Berger encourages colleagues and patients to visit the garden when they’re feeling sad or stressed.

“The garden restores the soul by giving employees and visitors a natural pause between buildings that house stress, whether work or health related,” Berger said. “You feel a weight lifted off your shoulders.” 

To learn more on how to make a tribute in honor or memory of someone in the Garden of Tranquility, call 919-684-4497. 

Beber Sculpture Garden

Janet Silber stands next to the sculpture, “Jacob’s Ladder,
The crunching sound of Janet Silber’s foot on fallen leaves is the only sound breaking up the silence during her mid-afternoon walk at the Beber Sculpture Garden behind the Duke University School of Law.

The walk is a daily routine for Beber to re-energize after a busy season of planning donor recognition events and meetings for the Duke Law School’s Leadership Board. 

“I feel ready to handle any challenges after a walk,” said Silber, the senior administrator for donor relations for Duke Law’s Alumni and Development Office. “It adds serenity to my days.” 

The Beber Sculpture Garden, which opened in 2007, was made possible by Duke Law alumnus Bob Beber and his wife Joan, a graduate of the Women’s College. The garden sits under a canopy of pine trees and features seven sculptures, the majority of which were made by North Carolina artists. There’s also picnic tables and benches for an al fresco lunch or meeting. 

“Access to beautiful spaces and art is a treat to working at Duke,” Beber said. 

Duke Pond 

Duke Pond is surrounded by red maple, sweetgum, sycamore and tulip poplar trees taking on fall hues. Photo by Mark Hough.
Duke’s reclamation pond, known as Duke Pond, is a beautiful spot for a stroll and key component to Duke’s water strategy. The pond provides water for the nearby Chiller Plant No. 2, which pumps cold water around campus to cool buildings. The pond saves around 100 million gallons of potable water annually.

The 5.5-acre pond features a .6-mile walking path, pavilion and boardwalk. The area is surrounded by red maple, sweetgum, sycamore and tulip poplar trees taking on fall hues.  
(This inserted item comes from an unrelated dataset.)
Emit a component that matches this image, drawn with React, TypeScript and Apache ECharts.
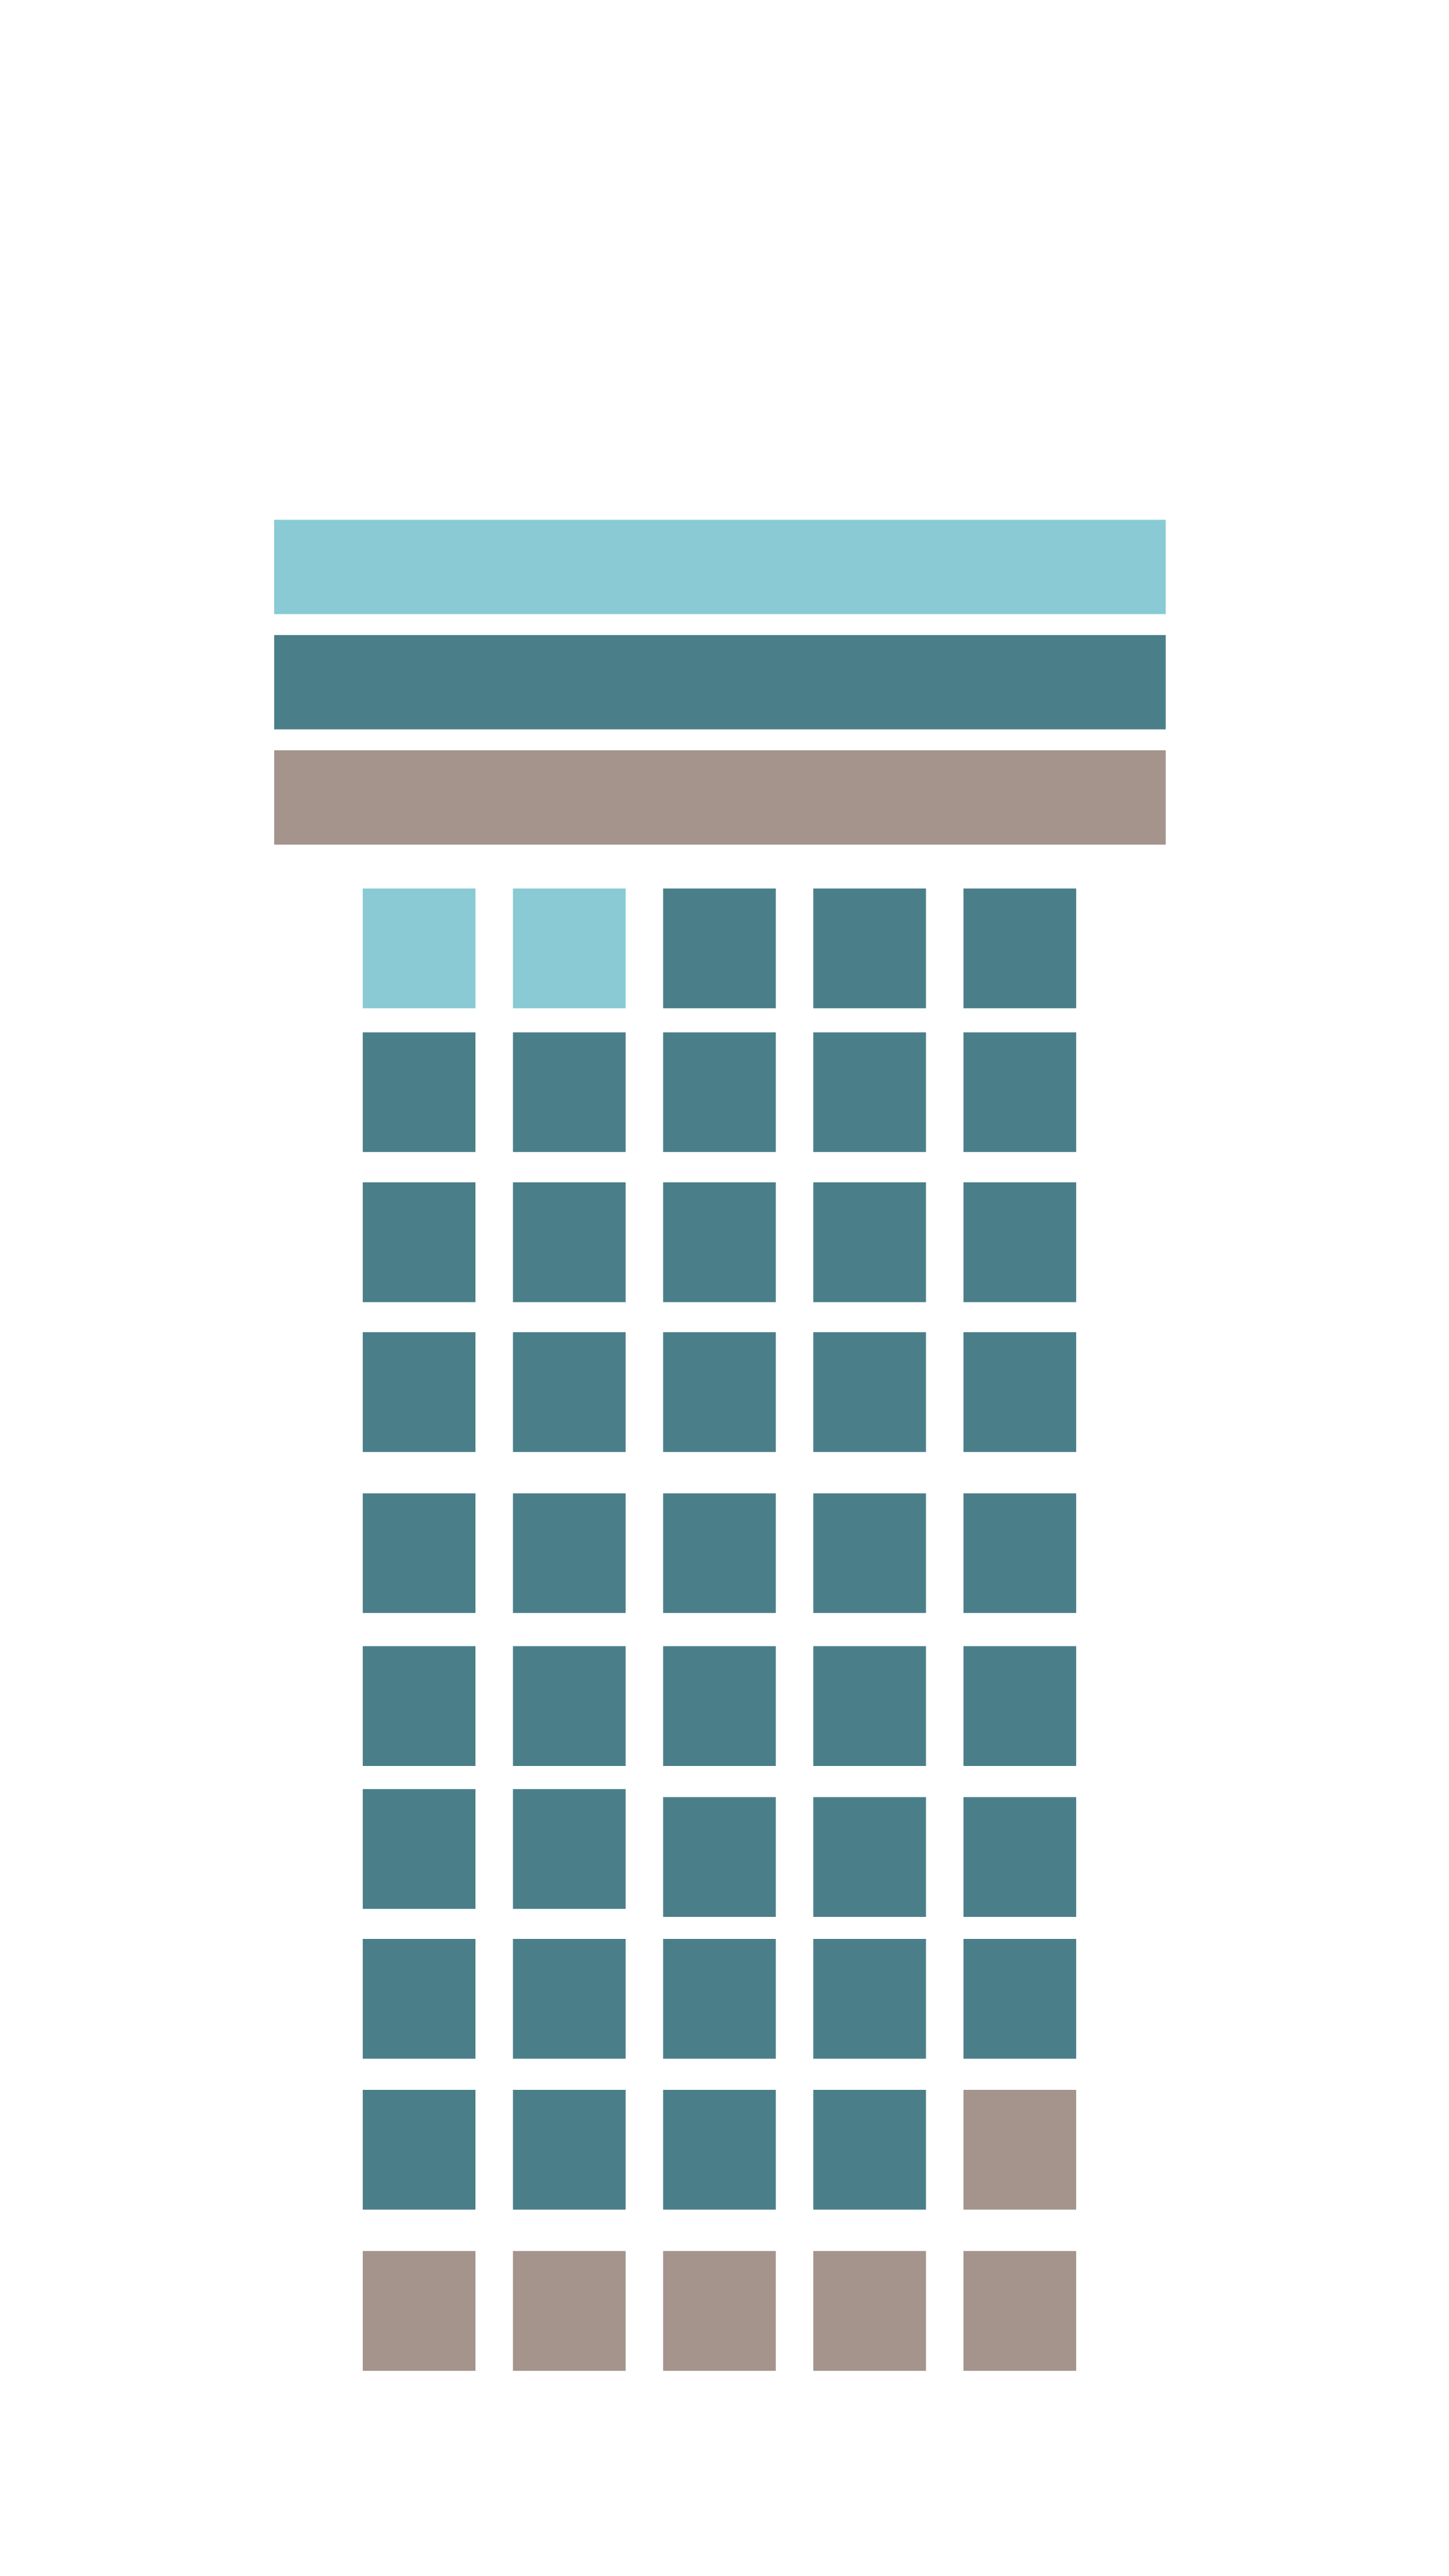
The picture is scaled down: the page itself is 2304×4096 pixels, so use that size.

“The pond is a great place to enjoy in the fall,” said Mark Hough, university landscape architect. “I love seeing it change with the seasons as the plants grow. It is unlike any other landscape on campus.”

Other Campus Spots

The New Hope Creek runs through Duke Forest. Photo by Randy Bock.
A garden behind the Duke Center for Integrative Medicine includes a labyrinth made of bright pebbles. There’s the Pratt Memorial Garden, the Fitzpatrick Center for Interdisciplinary Engineering, Medicine and Applied Sciences (CIEMAS) building, which has a circular seating area nestled up against trees. Also, take a moment of reflection in the middle of campus at the Murphy-Nimocks Meditation Garden behind the Duke Student Wellness Center

Duke Forest is home to nearly a dozen species of trees that change colors in the fall. Look for sourwood, dogwood, hickory and oak trees next time you take a walk in the forest. 

Finally, enjoy the diverse fauna at Sarah P. Duke Gardens. Climb the Historic Terraces, have a moment of reflection in the Garden of Peace and watch ducks at the Waterfowl Observation Area.